Data provided —
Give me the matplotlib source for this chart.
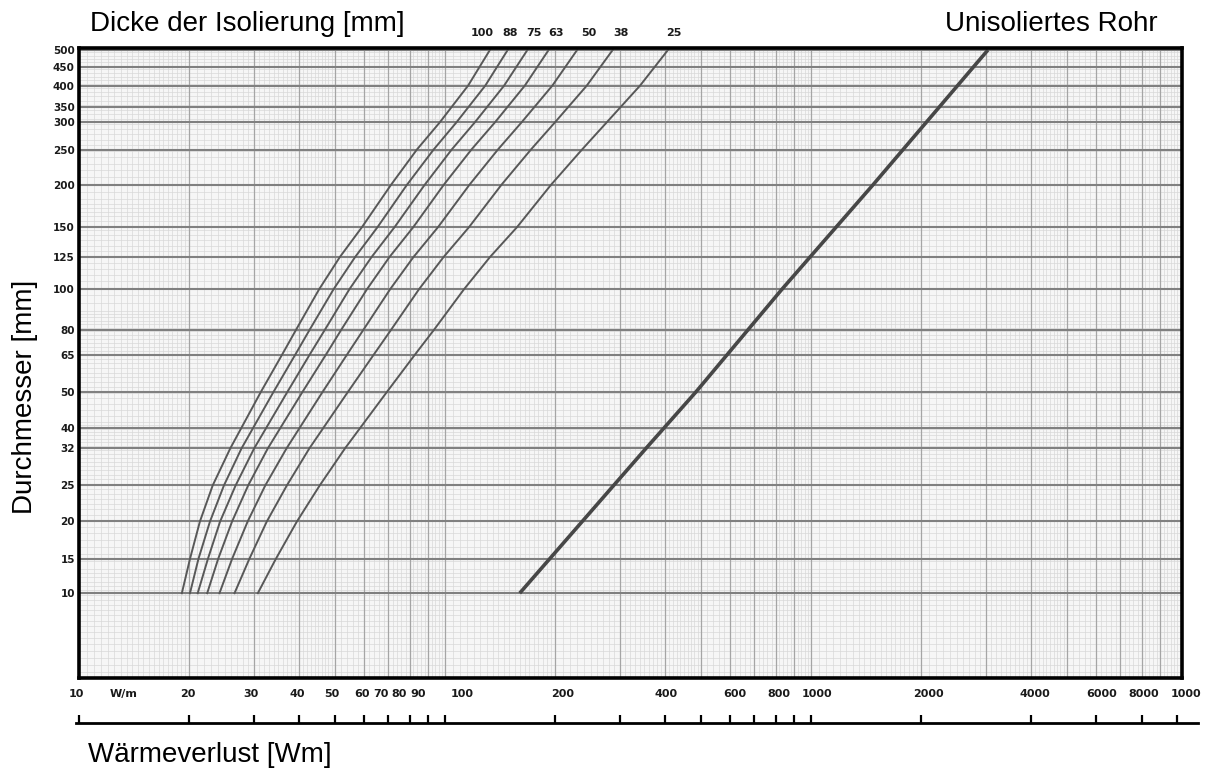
import numpy as np
import matplotlib
matplotlib.use("Agg")
import matplotlib.pyplot as plt
import matplotlib.transforms as mtransforms

# ---------------- data ----------------
# nominal diameters (labels) and their outer diameters in mm (axis positions)
dn_labels = ['10', '15', '20', '25', '32', '40', '50', '65', '80', '100', '125',
             '150', '200', '250', '300', '350', '400', '450', '500']
dn_outer_diam = [17.2, 21.3, 26.9, 33.7, 42.4, 48.3, 60.3, 76.1, 88.9, 114.3, 139.7,
                 168.3, 219.1, 273.0, 323.9, 355.6, 406.4, 457.0, 508.0]

# outer diameters at which the curves were read
curve_od = [17.2, 21.3, 26.9, 33.7, 42.4, 60.3, 76.1, 88.9, 114.3, 139.7, 168.3,
            219.1, 273.0, 323.9, 406.4, 508.0]

thickness_labels = ['100', '88', '75', '63', '50', '38', '25']
loss_t100 = [19.1, 20.1, 21.4, 23.2, 25.9, 31.4, 35.9, 39.2, 45.3, 51.6, 59.3,
             71.2, 83.8, 96.9, 115.6, 132.7]
loss_t88 = [20.1, 21.2, 22.8, 24.9, 27.8, 34.0, 39.0, 42.7, 49.6, 56.8, 65.4,
            78.7, 93.1, 107.6, 128.8, 148.4]
loss_t75 = [21.1, 22.5, 24.3, 26.8, 30.1, 37.1, 42.7, 47.0, 54.8, 63.0, 72.8,
            88.0, 104.3, 120.8, 145.0, 168.0]
loss_t63 = [22.4, 24.0, 26.2, 29.0, 32.8, 40.8, 47.3, 52.1, 61.2, 70.5, 81.9,
            99.2, 118.1, 137.1, 165.2, 192.0]
loss_t50 = [24.2, 26.2, 28.9, 32.3, 36.9, 46.3, 54.0, 59.9, 70.8, 82.0, 95.7,
            116.6, 139.5, 162.1, 196.4, 229.7]
loss_t38 = [26.6, 29.2, 32.6, 37.0, 42.6, 54.3, 63.9, 71.3, 84.9, 99.1, 116.3,
            142.6, 171.7, 200.0, 243.9, 287.3]
loss_t25 = [30.8, 34.5, 39.4, 45.5, 53.3, 69.4, 82.8, 93.4, 112.7, 132.7, 157.3,
            194.8, 236.8, 277.0, 341.0, 406.8]

uninsulated_od = [17.2, 42.4, 60.3, 114.3, 219.1, 508.0]
loss_uninsulated = [160, 354, 485, 833, 1477, 3045]

x_tick_values = [10, 20, 30, 40, 50, 60, 70, 80, 90, 100, 200, 400, 600, 800,
                 1000, 2000, 4000, 6000, 8000, 10000]
x_tick_labels = ['10', '20', '30', '40', '50', '60', '70', '80', '90', '100', '200',
                 '400', '600', '800', '1000', '2000', '4000', '6000', '8000', '1000']
ruler_ticks = [10, 20, 30, 40, 50, 60, 70, 80, 90, 100, 200, 300, 400, 500, 600,
               700, 800, 900, 1000, 2000, 4000, 6000, 8000, 10000]

# ---------------- styling (pixel nudges of hand-placed labels) ----------------
xlabel_nudge_px = [-3, -1, -3, -2, -3, -2, -7, -10, -10, 17, 7, 1, 5, 3, 6, 7, 4, 6, 2, 9]
thick_label_nudge_px = [-8, 2, 6, 7, 12, 8, 6]

# ---------------- figure ----------------
W, H = 1213, 771
fig = plt.figure(figsize=(W / 100, H / 100), dpi=100)
fig.patch.set_facecolor('white')

def fx(px):
    return px / W

def fy(py):
    return 1 - py / H

def px_shift(dx):
    return mtransforms.ScaledTranslation(dx / 100.0, 0, fig.dpi_scale_trans)

ax = fig.add_axes([fx(79), fy(678), fx(1182 - 79), (678 - 48) / H])
ax.set_xscale('log')
ax.set_yscale('log')
ax.set_xlim(10, 10320)
ax.set_ylim(10.14, 514)
ax.set_facecolor('#f6f6f6')

# graph-paper grid
sub = np.concatenate([np.arange(1, 2, 0.05), np.arange(2, 5, 0.1), np.arange(5, 10, 0.2)])
fine_x = np.append(np.concatenate([sub * d for d in (10, 100, 1000)]), 10000)
mid_x = np.concatenate([np.arange(1, 10, 1) * d for d in (10, 100, 1000)])
fine_y = np.concatenate([sub * d for d in (10, 100)])
fine_y = fine_y[fine_y < 514]
ax.vlines(fine_x, 0, 1, transform=ax.get_xaxis_transform(), colors='#d8d8d8', lw=0.5, zorder=1)
ax.hlines(fine_y, 0, 1, transform=ax.get_yaxis_transform(), colors='#d8d8d8', lw=0.5, zorder=1)
ax.vlines(mid_x, 0, 1, transform=ax.get_xaxis_transform(), colors='#a5a5a5', lw=0.9, zorder=1)
ax.hlines(dn_outer_diam, 0, 1, transform=ax.get_yaxis_transform(), colors='#808080', lw=1.5, zorder=2)

# curves
series = [loss_t100, loss_t88, loss_t75, loss_t63, loss_t50, loss_t38, loss_t25]
for vals in series:
    ax.plot(vals, curve_od, color='#585858', lw=1.4, zorder=3)
ax.plot(loss_uninsulated, uninsulated_od, color='#474747', lw=2.6, zorder=3,
        solid_capstyle='butt')

bold = dict(fontweight='bold', family='DejaVu Sans', color='#1a1a1a')

# thickness labels above curve ends
for lab, vals, dx in zip(thickness_labels, series, thick_label_nudge_px):
    ax.text(vals[-1], 1.024, lab, transform=ax.get_xaxis_transform() + px_shift(dx),
            ha='center', va='center', fontsize=8, **bold)

# ticks
ax.set_yticks(dn_outer_diam)
ax.set_yticklabels(dn_labels)
ax.set_xticks(x_tick_values)
ax.set_xticklabels(x_tick_labels)
ax.minorticks_off()
ax.tick_params(axis='both', length=0, colors='#1a1a1a')
ax.tick_params(axis='y', pad=3, labelsize=7.5)
ax.tick_params(axis='x', pad=8, labelsize=8)
for lab in ax.get_xticklabels() + ax.get_yticklabels():
    lab.set_fontweight('bold')
    lab.set_family('DejaVu Sans')
for lab, dx in zip(ax.get_xticklabels(), xlabel_nudge_px):
    lab.set_transform(lab.get_transform() + px_shift(dx))
ax.text(13.2, -0.0254, 'W/m', transform=ax.get_xaxis_transform(), ha='center',
        va='center', fontsize=8, **bold)

for sp in ax.spines.values():
    sp.set_linewidth(2.6)
    sp.set_color('black')
    sp.set_zorder(5)

# bottom ruler
rax = fig.add_axes([fx(76), fy(723), fx(1198 - 76), 0.01])
rax.set_xscale('log')
rax.set_xlim(9.81, 11413)
rax.set_ylim(0, 1)
rax.patch.set_alpha(0)
for side in ('top', 'left', 'right'):
    rax.spines[side].set_visible(False)
rax.spines['bottom'].set_linewidth(2.0)
rax.set_yticks([])
rax.set_xticks(ruler_ticks)
rax.minorticks_off()
rax.set_xticklabels([])
rax.tick_params(axis='x', direction='in', length=6, width=1.6, color='black')

# texts
fig.text(fx(90), fy(24), 'Dicke der Isolierung [mm]', ha='left', va='center',
         fontsize=20, family='Liberation Sans')
fig.text(fx(1051), fy(24), 'Unisoliertes Rohr', ha='center', va='center',
         fontsize=20, family='Liberation Sans')
fig.text(fx(25), fy(397), 'Durchmesser [mm]', ha='center', va='center', rotation=90,
         fontsize=20, family='Liberation Sans')
fig.text(fx(88), fy(755), 'Wärmeverlust [Wm]', ha='left', va='center',
         fontsize=20, family='Liberation Sans')

fig.savefig('out.png', dpi=100)
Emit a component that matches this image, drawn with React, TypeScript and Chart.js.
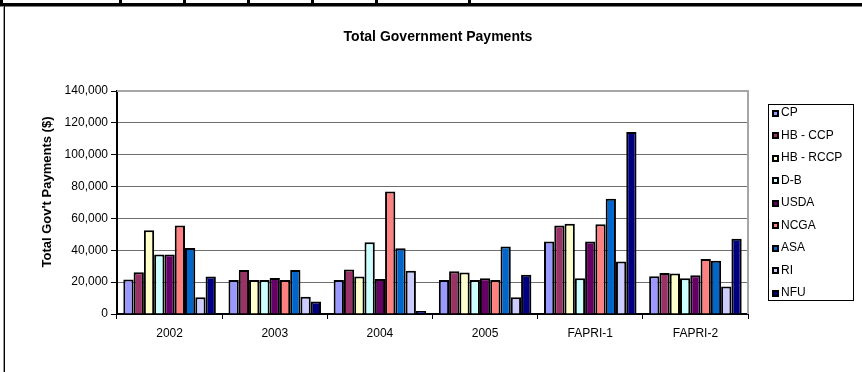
import React, { useEffect, useRef } from "react";
import { Chart, registerables } from "chart.js";

Chart.register(...registerables);

const categories = ["2002", "2003", "2004", "2005", "FAPRI-1", "FAPRI-2"];
const seriesNames = ["CP", "HB - CCP", "HB - RCCP", "D-B", "USDA", "NCGA", "ASA", "RI", "NFU"];
const seriesColors = ["#9999FF", "#993366", "#FFFFCC", "#CCFFFF", "#660066", "#FF8080", "#0066CC", "#CCCCFF", "#000080"];

const cp = [21600, 21400, 21400, 21400, 45500, 23700];
const hbCcp = [26200, 27700, 27900, 26800, 55500, 25800];
const hbRccp = [52600, 21400, 23500, 26000, 56600, 25400];
const dB = [37300, 21400, 45100, 21400, 22400, 22400];
const usda = [37300, 22600, 22000, 22400, 45500, 24300];
const ncga = [55500, 21400, 76900, 21400, 56400, 34600];
const asa = [41500, 27700, 41300, 42300, 72300, 33500];
const ri = [10500, 10900, 27200, 10500, 32900, 17200];
const nfu = [23500, 7800, 1900, 24700, 114200, 47200];

const seriesValues = [cp, hbCcp, hbRccp, dB, usda, ncga, asa, ri, nfu];

const yMin = 0;
const yMax = 140000;
const yStep = 20000;

const chartTitle = "Total Government Payments";
const yAxisTitle = "Total Gov't Payments ($)";

const FONT = "'Liberation Sans', Arial, sans-serif";

const overlayPlugin = {
  id: "overlay",
  afterDatasetsDraw(chart: any) {
    const { ctx, chartArea: a } = chart;
    ctx.save();
    ctx.strokeStyle = "#a6a6a6";
    ctx.lineWidth = 2;
    ctx.beginPath();
    ctx.moveTo(a.left, a.top);
    ctx.lineTo(a.right, a.top);
    ctx.lineTo(a.right, a.bottom);
    ctx.stroke();
    ctx.restore();
  },
  afterDraw(chart: any) {
    const { ctx } = chart;
    ctx.save();
    ctx.fillStyle = "#000";
    ctx.font = `bold 14px ${FONT}`;
    ctx.textAlign = "center";
    ctx.textBaseline = "middle";
    ctx.fillText(chartTitle, 438, 37);
    ctx.save();
    ctx.translate(47, 192);
    ctx.rotate(-Math.PI / 2);
    ctx.font = `bold 13px ${FONT}`;
    ctx.fillText(yAxisTitle, 0, 0);
    ctx.restore();
    const bx = 768, by = 104, bw = 85, bh = 196;
    ctx.fillStyle = "#fff";
    ctx.fillRect(bx, by, bw, bh);
    ctx.strokeStyle = "#000";
    ctx.lineWidth = 1;
    ctx.strokeRect(bx + 0.5, by + 0.5, bw, bh);
    ctx.font = `12px ${FONT}`;
    ctx.textAlign = "left";
    chart.data.datasets.forEach((ds: any, i: number) => {
      const cy = 113 + i * 22.5;
      const top = Math.round(cy - 3.5);
      ctx.fillStyle = "#000";
      ctx.fillRect(772, top, 7, 7);
      ctx.fillStyle = ds.backgroundColor;
      ctx.fillRect(774, top + 2, 3, 3);
      ctx.fillStyle = "#000";
      ctx.fillText(ds.label, 781, cy);
    });
    ctx.restore();
  },
};

export default function App() {
  const ref = useRef<HTMLCanvasElement | null>(null);

  useEffect(() => {
    if (!ref.current) return;
    const chart = new Chart(ref.current, {
      type: "bar",
      data: {
        labels: categories,
        datasets: seriesNames.map((name, i) => ({
          label: name,
          data: seriesValues[i],
          backgroundColor: seriesColors[i],
          borderColor: "#000000",
          borderWidth: 2,
          borderSkipped: "start",
          inflateAmount: 0,
          barPercentage: 1,
          categoryPercentage: 0.88,
        })),
      },
      options: {
        responsive: false,
        animation: false,
        devicePixelRatio: 1,
        layout: { padding: { left: 35, right: 114, top: 91, bottom: 18 } },
        plugins: {
          legend: { display: false },
          title: { display: false },
          tooltip: { enabled: false },
        },
        scales: {
          x: {
            grid: {
              display: true,
              drawOnChartArea: false,
              drawTicks: true,
              tickLength: 5,
              tickColor: "#000",
              offset: true,
            },
            border: { color: "#000", width: 2 },
            ticks: { color: "#000", font: { family: FONT, size: 12 }, padding: 7, maxRotation: 0 },
            afterFit: (s: any) => {
              s.height = 40;
            },
          },
          y: {
            min: yMin,
            max: yMax,
            grid: {
              color: "#6e6e6e",
              lineWidth: 1,
              drawTicks: true,
              tickLength: 6,
              tickColor: "#000",
            },
            border: { color: "#000", width: 2 },
            ticks: {
              stepSize: yStep,
              color: "#000",
              padding: 3,
              font: { family: FONT, size: 12 },
              callback: (v: any) => Number(v).toLocaleString("en-US"),
            },
            afterFit: (s: any) => {
              s.width = 82;
            },
          },
        },
      },
      plugins: [overlayPlugin],
    });
    return () => chart.destroy();
  }, []);

  const seps = [0, 119, 183, 247, 311, 375, 468];

  return (
    <div style={{ position: "fixed", left: 0, top: 0, width: 862, height: 372, background: "#fff", overflow: "hidden" }}>
      <canvas ref={ref} width={862} height={372} style={{ position: "absolute", left: 0, top: 0, width: 862, height: 372 }} />
      {seps.map((x) => (
        <div key={x} style={{ position: "absolute", left: x, top: 0, width: 3, height: 4, background: "#000" }} />
      ))}
      <div style={{ position: "absolute", left: 0, top: 3, width: 862, height: 3, background: "#000" }} />
      <div style={{ position: "absolute", left: 0, top: 6, width: 862, height: 1, background: "#808080" }} />
      <div style={{ position: "absolute", left: 3, top: 6, width: 1, height: 366, background: "#9a9a9a" }} />
      <div style={{ position: "absolute", left: 4, top: 6, width: 1, height: 366, background: "#000" }} />
    </div>
  );
}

Requirement — From the first line above through the line containing "loss_uninsulated = [160, 354, 485, 833, 1477, 3045]", copy everything exactly, without the pictures.

Task response —
Give me the matplotlib source for this chart.
import numpy as np
import matplotlib
matplotlib.use("Agg")
import matplotlib.pyplot as plt
import matplotlib.transforms as mtransforms

# ---------------- data ----------------
# nominal diameters (labels) and their outer diameters in mm (axis positions)
dn_labels = ['10', '15', '20', '25', '32', '40', '50', '65', '80', '100', '125',
             '150', '200', '250', '300', '350', '400', '450', '500']
dn_outer_diam = [17.2, 21.3, 26.9, 33.7, 42.4, 48.3, 60.3, 76.1, 88.9, 114.3, 139.7,
                 168.3, 219.1, 273.0, 323.9, 355.6, 406.4, 457.0, 508.0]

# outer diameters at which the curves were read
curve_od = [17.2, 21.3, 26.9, 33.7, 42.4, 60.3, 76.1, 88.9, 114.3, 139.7, 168.3,
            219.1, 273.0, 323.9, 406.4, 508.0]

thickness_labels = ['100', '88', '75', '63', '50', '38', '25']
loss_t100 = [19.1, 20.1, 21.4, 23.2, 25.9, 31.4, 35.9, 39.2, 45.3, 51.6, 59.3,
             71.2, 83.8, 96.9, 115.6, 132.7]
loss_t88 = [20.1, 21.2, 22.8, 24.9, 27.8, 34.0, 39.0, 42.7, 49.6, 56.8, 65.4,
            78.7, 93.1, 107.6, 128.8, 148.4]
loss_t75 = [21.1, 22.5, 24.3, 26.8, 30.1, 37.1, 42.7, 47.0, 54.8, 63.0, 72.8,
            88.0, 104.3, 120.8, 145.0, 168.0]
loss_t63 = [22.4, 24.0, 26.2, 29.0, 32.8, 40.8, 47.3, 52.1, 61.2, 70.5, 81.9,
            99.2, 118.1, 137.1, 165.2, 192.0]
loss_t50 = [24.2, 26.2, 28.9, 32.3, 36.9, 46.3, 54.0, 59.9, 70.8, 82.0, 95.7,
            116.6, 139.5, 162.1, 196.4, 229.7]
loss_t38 = [26.6, 29.2, 32.6, 37.0, 42.6, 54.3, 63.9, 71.3, 84.9, 99.1, 116.3,
            142.6, 171.7, 200.0, 243.9, 287.3]
loss_t25 = [30.8, 34.5, 39.4, 45.5, 53.3, 69.4, 82.8, 93.4, 112.7, 132.7, 157.3,
            194.8, 236.8, 277.0, 341.0, 406.8]

uninsulated_od = [17.2, 42.4, 60.3, 114.3, 219.1, 508.0]
loss_uninsulated = [160, 354, 485, 833, 1477, 3045]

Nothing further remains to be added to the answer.